5. Today we move to the next step which pronounces God’s Blessing and Happiness on the meek and promises that they will inherit the earth.
• So, what images come to your mind when you think of “the meek”? In an aggressive, arrogant, self-assertive and self-seeking world that has elevated individual rights almost to a place of universal supremacy – meekness smacks of timidity, of weakness, of spinelessness and being a general doormat for others.
• Roget’s Thesaurus online confirms this perspective by offering the primary definition of meekness as “hesitancy” and offering as synonyms the following: backwardness, bashfulness, constraint, doubt, fear, hesitation, humility, insecurity, modesty, mousiness, reluctance, reserve, self-consciousness, sheepishness, shyness, timidity, timidness, timorousness, unassertiveness.
• Well, I’m sorry, but they have missed the boat on that one! It’s also the perspective that Hollywood uses to portray Christians and pastors in sitcoms, soaps, and movies so much of the time – as bumbling oaf’s and dimwitted, backward, irrelevant and spineless fools.
• Nothing could be further from the truth. The Biblical understanding of meekness is literally “strength under control” – and it is that thought that I wanted to capture with the picture on the front of your bulletin of the powerful stallion, with rippling muscles and rearing to go, but constrained by the bit in his mouth and the reins of his owner.

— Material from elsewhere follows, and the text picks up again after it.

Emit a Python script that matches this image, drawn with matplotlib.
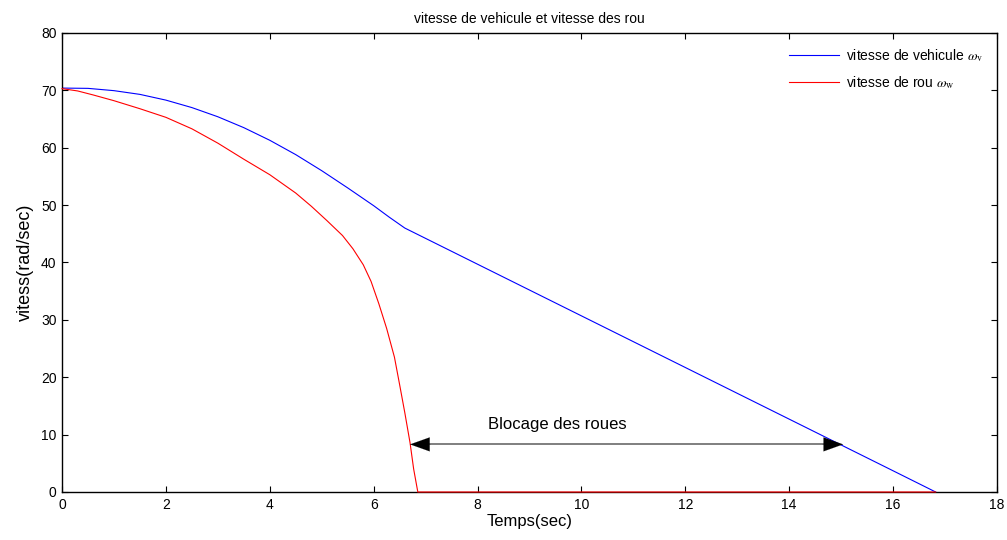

6. In Numbers 12 we have a story of Miriam and Aaron, Moses’ sister and brother questioning his authority as spokesperson from God, saying “Has the Lord indeed spoken only through Moses? Has He not spoken through us also?”
• And verse 3 of that chapter describes Moses in this way: “Now the man Moses was very meek, more than all men that were on the face of the earth.”
• Believe me, no wimpy “Mr. Milktoast” would ever have been capable of leading 600,000 men plus women and children and livestock out of Egypt and through the Sinai desert for 40 years with all the mumbling and grumbling and criticism and stiff-necked rebellion he had to endure.
• Instead, Moses was a mighty and courageous man who allowed God to place a bit in his mouth and willingly placed the reins of control in God’s hands.